Picking up on yesterday's topic, I want to call attention to the sequence in "Batman" where the Joker has rigged two ferries with explosives and given the detonators to the other ferry, waiting to see which would blow the other up. His thesis is that when pushed to such a point, even good people are corruptible and will choose to commit evil to save themselves. To make the point even more stark, one ferry has mainly convicts on it while the other has law-abiding citizens. They have until midnight, at which point, if neither explodes, the Joker will detonate both.
"They had their chance and blew it," one "good" passenger says about the convicts. Hence, they should be the ones to be destroyed. However, when he holds the detonator, he cannot do it. His face seems to say that he cannot stand himself as a killer - even when it means saving himself.
The twist comes when a convict takes the device from another man on the other boat. We wait for the "bang!" but it doesn't come. Rather, he turns, throws the detonator out the window, and sits down.

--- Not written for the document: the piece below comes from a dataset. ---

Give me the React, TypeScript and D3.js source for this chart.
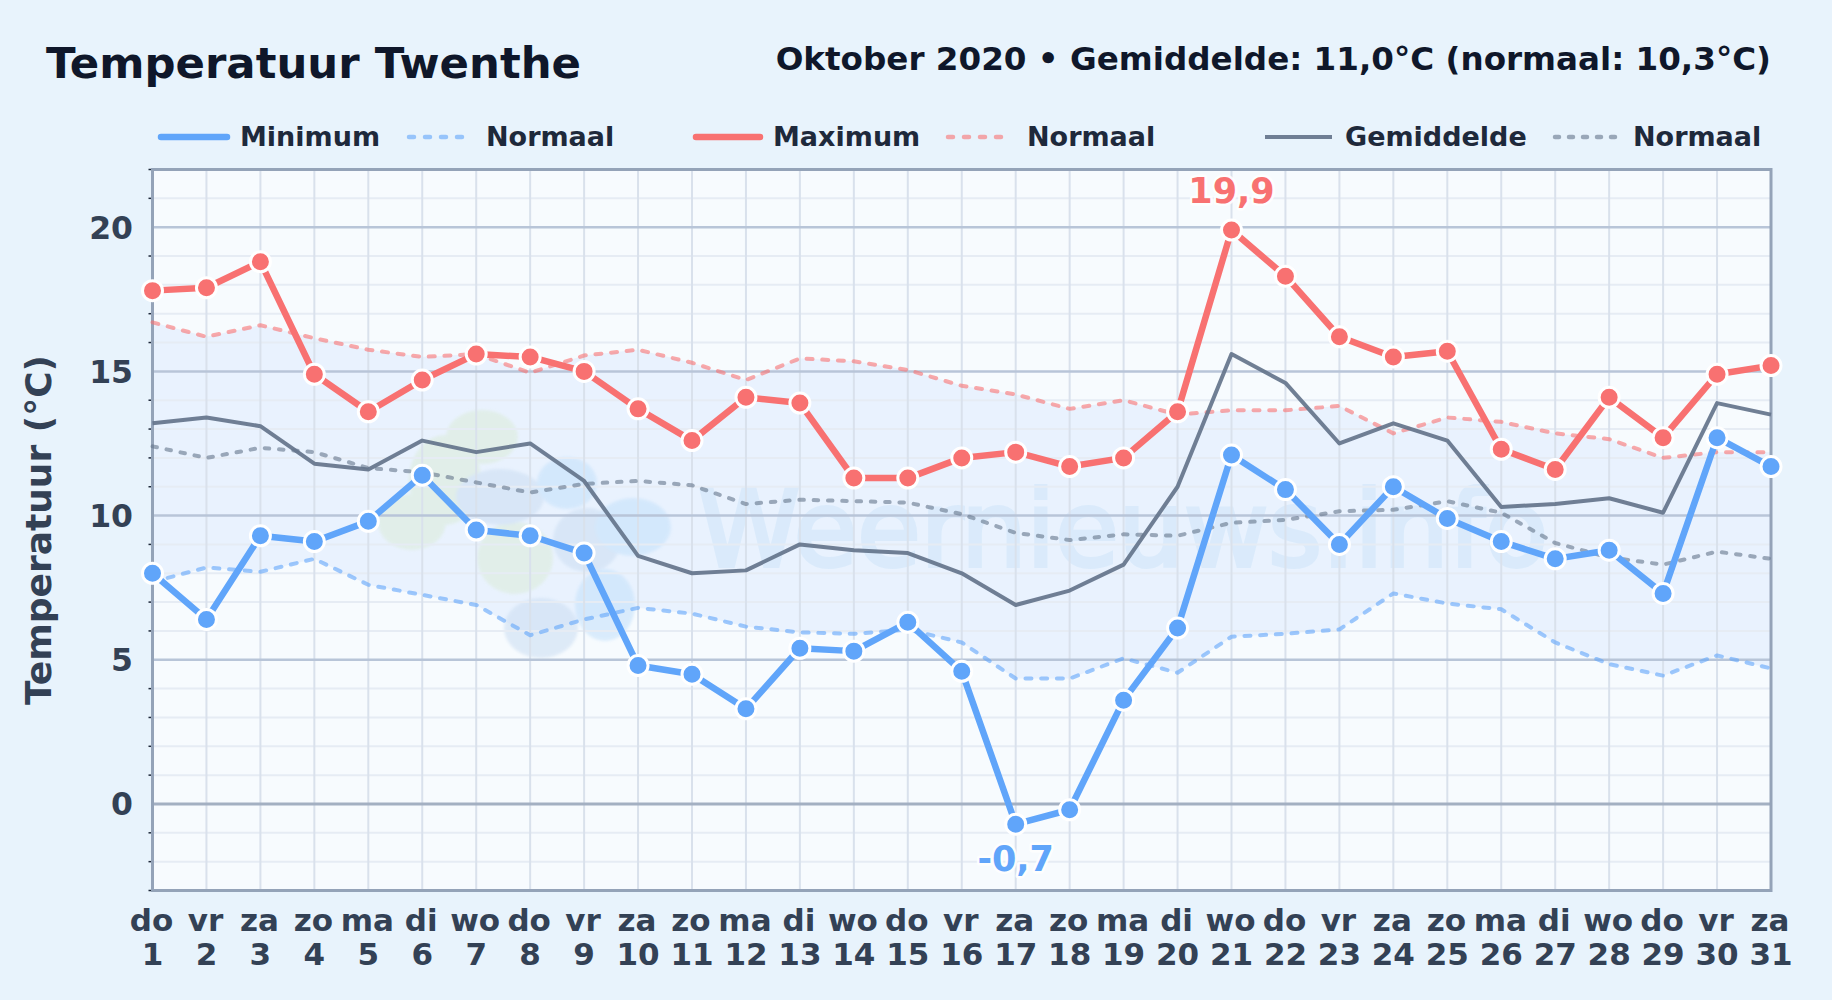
import React, { useEffect, useRef } from 'react';
import * as d3 from 'd3';

const weekdays = ['do', 'vr', 'za', 'zo', 'ma', 'di', 'wo', 'do', 'vr', 'za', 'zo', 'ma', 'di', 'wo', 'do', 'vr', 'za', 'zo', 'ma', 'di', 'wo', 'do', 'vr', 'za', 'zo', 'ma', 'di', 'wo', 'do', 'vr', 'za'];
const days = d3.range(1, 32);

const minimum = [8.0, 6.4, 9.3, 9.1, 9.8, 11.4, 9.5, 9.3, 8.7, 4.8, 4.5, 3.3, 5.4, 5.3, 6.3, 4.6, -0.7, -0.2, 3.6, 6.1, 12.1, 10.9, 9.0, 11.0, 9.9, 9.1, 8.5, 8.8, 7.3, 12.7, 11.7];
const maximum = [17.8, 17.9, 18.8, 14.9, 13.6, 14.7, 15.6, 15.5, 15.0, 13.7, 12.6, 14.1, 13.9, 11.3, 11.3, 12.0, 12.2, 11.7, 12.0, 13.6, 19.9, 18.3, 16.2, 15.5, 15.7, 12.3, 11.6, 14.1, 12.7, 14.9, 15.2];
const gemiddelde = [13.2, 13.4, 13.1, 11.8, 11.6, 12.6, 12.2, 12.5, 11.2, 8.6, 8.0, 8.1, 9.0, 8.8, 8.7, 8.0, 6.9, 7.4, 8.3, 11.0, 15.6, 14.6, 12.5, 13.2, 12.6, 10.3, 10.4, 10.6, 10.1, 13.9, 13.5];
const normaalMin = [7.7, 8.2, 8.05, 8.5, 7.6, 7.25, 6.9, 5.85, 6.4, 6.8, 6.6, 6.15, 5.95, 5.9, 6.05, 5.6, 4.35, 4.35, 5.05, 4.55, 5.8, 5.9, 6.05, 7.3, 6.95, 6.75, 5.6, 4.85, 4.45, 5.15, 4.7];
const normaalMax = [16.7, 16.2, 16.6, 16.15, 15.75, 15.5, 15.6, 14.95, 15.55, 15.75, 15.3, 14.7, 15.45, 15.35, 15.05, 14.5, 14.2, 13.7, 14.0, 13.5, 13.65, 13.65, 13.8, 12.85, 13.4, 13.25, 12.85, 12.65, 12.0, 12.2, 12.2];
const normaalGem = [12.4, 12.0, 12.35, 12.2, 11.65, 11.5, 11.15, 10.8, 11.1, 11.2, 11.05, 10.4, 10.55, 10.5, 10.45, 10.05, 9.4, 9.15, 9.35, 9.3, 9.75, 9.85, 10.15, 10.2, 10.5, 10.1, 9.05, 8.55, 8.3, 8.75, 8.5];

const yMajor = [0, 5, 10, 15, 20];
const yMinor = d3.range(-3, 23).filter(v => v % 5 !== 0);

const BLUE = '#60a5fa';
const RED = '#f87171';
const SLATE = '#64748b';
const FONT = '"DejaVu Sans", sans-serif';

const width = 1832;
const height = 1000;
const left = 152.5;
const right = 1771;
const top = 169.5;
const bottom = 890.5;

// logo behind the chart: colour, x, y, rx, ry
const logoBlobs: [string, number, number, number, number][] = [
  ['#dcecdc', 482, 437, 36, 27],
  ['#dcecdc', 445, 480, 36, 45],
  ['#dcecdc', 412, 522, 34, 28],
  ['#dcecdc', 515, 558, 38, 36],
  ['#cddff3', 500, 497, 44, 28],
  ['#cddff3', 587, 540, 34, 32],
  ['#cddff3', 541, 628, 37, 30],
  ['#c6e2fb', 567, 483, 30, 26],
  ['#c6e2fb', 633, 527, 38, 29],
  ['#c6e2fb', 605, 605, 30, 36],
];

export default () => {
  const svgRef = useRef<SVGSVGElement>(null);

  useEffect(() => {
    if (!svgRef.current) {
      return;
    }
    const svg = d3.select(svgRef.current);
    svg.selectAll('*').remove();

    const x = d3.scaleLinear().domain([1, 31]).range([left, right]);
    const y = d3.scaleLinear().domain([-3, 22]).range([bottom, top]);

    const text = (
      str: string,
      tx: number,
      ty: number,
      size: number,
      fill: string,
      anchor = 'start'
    ) => svg.append('text')
      .text(str)
      .attr('x', tx)
      .attr('y', ty)
      .attr('fill', fill)
      .attr('text-anchor', anchor)
      .style('font', `bold ${size}px ${FONT}`);

    const defs = svg.append('defs');
    defs.append('filter')
      .attr('id', 'soft')
      .append('feGaussianBlur')
      .attr('stdDeviation', 1.5);

    svg.append('rect').attr('width', width).attr('height', height).attr('fill', '#e8f3fc');

    // plot area
    svg.append('rect')
      .attr('x', left)
      .attr('y', top)
      .attr('width', right - left)
      .attr('height', bottom - top)
      .attr('fill', '#f7fbfe');

    // band between normal min and max
    const band = d3.area<number>()
      .x(d => x(d))
      .y0((d, i) => y(normaalMin[i]))
      .y1((d, i) => y(normaalMax[i]));
    svg.append('path')
      .attr('d', band(days) as string)
      .attr('fill', '#dbeafe')
      .attr('fill-opacity', 0.5);

    // watermark
    svg.append('g')
      .attr('opacity', 0.6)
      .attr('filter', 'url(#soft)')
      .selectAll('ellipse')
      .data(logoBlobs)
      .enter()
      .append('ellipse')
      .attr('cx', d => d[1])
      .attr('cy', d => d[2])
      .attr('rx', d => d[3])
      .attr('ry', d => d[4])
      .attr('fill', d => d[0]);
    svg.append('text')
      .text('Weernieuws.info')
      .attr('x', 698)
      .attr('y', 566)
      .attr('textLength', 850)
      .attr('lengthAdjust', 'spacingAndGlyphs')
      .attr('opacity', 0.45)
      .attr('fill', '#c9e2f8')
      .attr('stroke', '#c9e2f8')
      .attr('stroke-width', 4)
      .style('font', `${106}px ${FONT}`);

    // grid
    const grid = svg.append('g');
    grid.selectAll('.minor')
      .data(yMinor)
      .enter()
      .append('line')
      .attr('x1', left)
      .attr('x2', right)
      .attr('y1', d => y(d))
      .attr('y2', d => y(d))
      .attr('stroke', '#e6ecf4')
      .attr('stroke-width', 2);
    grid.selectAll('.day')
      .data(days)
      .enter()
      .append('line')
      .attr('x1', d => x(d))
      .attr('x2', d => x(d))
      .attr('y1', top)
      .attr('y2', bottom)
      .attr('stroke', '#d9e1ec')
      .attr('stroke-width', 2);
    grid.selectAll('.major')
      .data(yMajor)
      .enter()
      .append('line')
      .attr('x1', left)
      .attr('x2', right)
      .attr('y1', d => y(d))
      .attr('y2', d => y(d))
      .attr('stroke', d => (d === 0 ? '#a3b0c2' : '#b8c5d8'))
      .attr('stroke-width', d => (d === 0 ? 3 : 2.5));

    // minor ticks
    svg.append('g').selectAll('line')
      .data(yMinor)
      .enter()
      .append('line')
      .attr('x1', left - 4)
      .attr('x2', left)
      .attr('y1', d => y(d))
      .attr('y2', d => y(d))
      .attr('stroke', '#1e293b')
      .attr('stroke-width', 1.5);

    // frame
    svg.append('rect')
      .attr('x', left)
      .attr('y', top)
      .attr('width', right - left)
      .attr('height', bottom - top)
      .attr('fill', 'none')
      .attr('stroke', '#94a3b8')
      .attr('stroke-width', 3);

    // series
    const line = d3.line<number>().x((d, i) => x(days[i])).y(d => y(d));
    const drawLine = (values: number[], color: string, w: number, opacity = 1, dash?: string) => {
      svg.append('path')
        .attr('d', line(values) as string)
        .attr('fill', 'none')
        .attr('stroke', color)
        .attr('stroke-width', w)
        .attr('stroke-opacity', opacity)
        .attr('stroke-linejoin', 'round')
        .attr('stroke-linecap', dash ? 'round' : 'butt')
        .attr('stroke-dasharray', dash || null);
    };
    const drawDots = (values: number[], color: string) => {
      svg.append('g').selectAll('circle')
        .data(values)
        .enter()
        .append('circle')
        .attr('cx', (d, i) => x(days[i]))
        .attr('cy', d => y(d))
        .attr('r', 10)
        .attr('fill', color)
        .attr('stroke', '#fff')
        .attr('stroke-width', 3);
    };

    drawLine(normaalMin, BLUE, 4, 0.6, '6 9.7');
    drawLine(normaalMax, RED, 4, 0.6, '6 9.7');
    drawLine(normaalGem, SLATE, 4, 0.6, '4.5 9.8');
    drawLine(gemiddelde, SLATE, 4, 0.92);
    drawLine(minimum, BLUE, 6.5);
    drawLine(maximum, RED, 6.5);
    drawDots(minimum, BLUE);
    drawDots(maximum, RED);

    // extremes
    const halo = (sel: d3.Selection<SVGTextElement, unknown, null, undefined>) => sel
      .attr('stroke', '#fff')
      .attr('stroke-width', 5)
      .attr('stroke-opacity', 0.85)
      .attr('stroke-linejoin', 'round')
      .style('paint-order', 'stroke');
    const maxIdx = d3.maxIndex(maximum);
    const minIdx = d3.minIndex(minimum);
    halo(text(String(maximum[maxIdx]).replace('.', ','), x(days[maxIdx]), 203, 35, RED, 'middle'));
    halo(text(String(minimum[minIdx]).replace('.', ','), x(days[minIdx]), 871, 35, BLUE, 'middle'));

    // axis labels
    yMajor.forEach(v => text(String(v), 133, y(v) + 11.5, 31.5, '#334155', 'end'));
    days.forEach((d, i) => {
      text(weekdays[i], x(d) - 1, 931, 31, '#334155', 'middle');
      text(String(d), x(d), 965, 31, '#334155', 'middle');
    });
    text('Temperatuur (°C)', 0, 0, 36, '#334155', 'middle')
      .attr('transform', `translate(51, 530) rotate(-90)`);

    // titles
    text('Temperatuur Twenthe', 46, 78, 43.4, '#0f172a');
    text('Oktober 2020 • Gemiddelde: 11,0°C (normaal: 10,3°C)', 1771, 70, 32.6, '#0f172a', 'end');

    // legend
    const legend: [string, number, number, number, string, number, number, string | null][] = [
      ['Minimum', 161, 227, 240, BLUE, 6.5, 1, null],
      ['Normaal', 409, 462, 486, BLUE, 4.5, 0.6, '5 11'],
      ['Maximum', 696, 760, 773, RED, 6.5, 1, null],
      ['Normaal', 948, 1003, 1027, RED, 4.5, 0.6, '5 11'],
      ['Gemiddelde', 1265, 1332, 1345, SLATE, 4, 0.92, null],
      ['Normaal', 1555, 1616, 1633, SLATE, 4.5, 0.6, '4 10'],
    ];
    legend.forEach(([label, x1, x2, tx, color, w, opacity, dash]) => {
      svg.append('line')
        .attr('x1', x1)
        .attr('x2', x2)
        .attr('y1', 137)
        .attr('y2', 137)
        .attr('stroke', color)
        .attr('stroke-width', w)
        .attr('stroke-opacity', opacity)
        .attr('stroke-linecap', w > 5 || dash ? 'round' : 'butt')
        .attr('stroke-dasharray', dash);
      text(label, tx, 146, 27, '#1e293b');
    });
  }, []);

  return (
    <div style={{ position: 'absolute', left: 0, top: 0, width, height }}>
      <svg ref={svgRef} width={width} height={height} style={{ display: 'block' }} />
    </div>
  );
};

All of these people had to wrestle with the problem of evil. In a way, they might appear to be only "pawns" in a cruel struggle between a greater Good and Evil. However, these men and women take an active role. They choose - and through those choices they forge who they are. One can choose to be a killer or executioner, but if that is not in line with who they want to be, that choice then becomes loathsome to them. The "good" cannot destroy the "bad"; the "bad" refuse to continued to be defined by past mistakes.
It's not who we say we are that matters. Rather, it is the choices that we make that define us. When we choose in line with our faith - when we choose to be Christians - we are defined by the One who has placed that call into or hearts in the beginning. All of us are actors - stars, even - in a drama that continues to unfold all around us.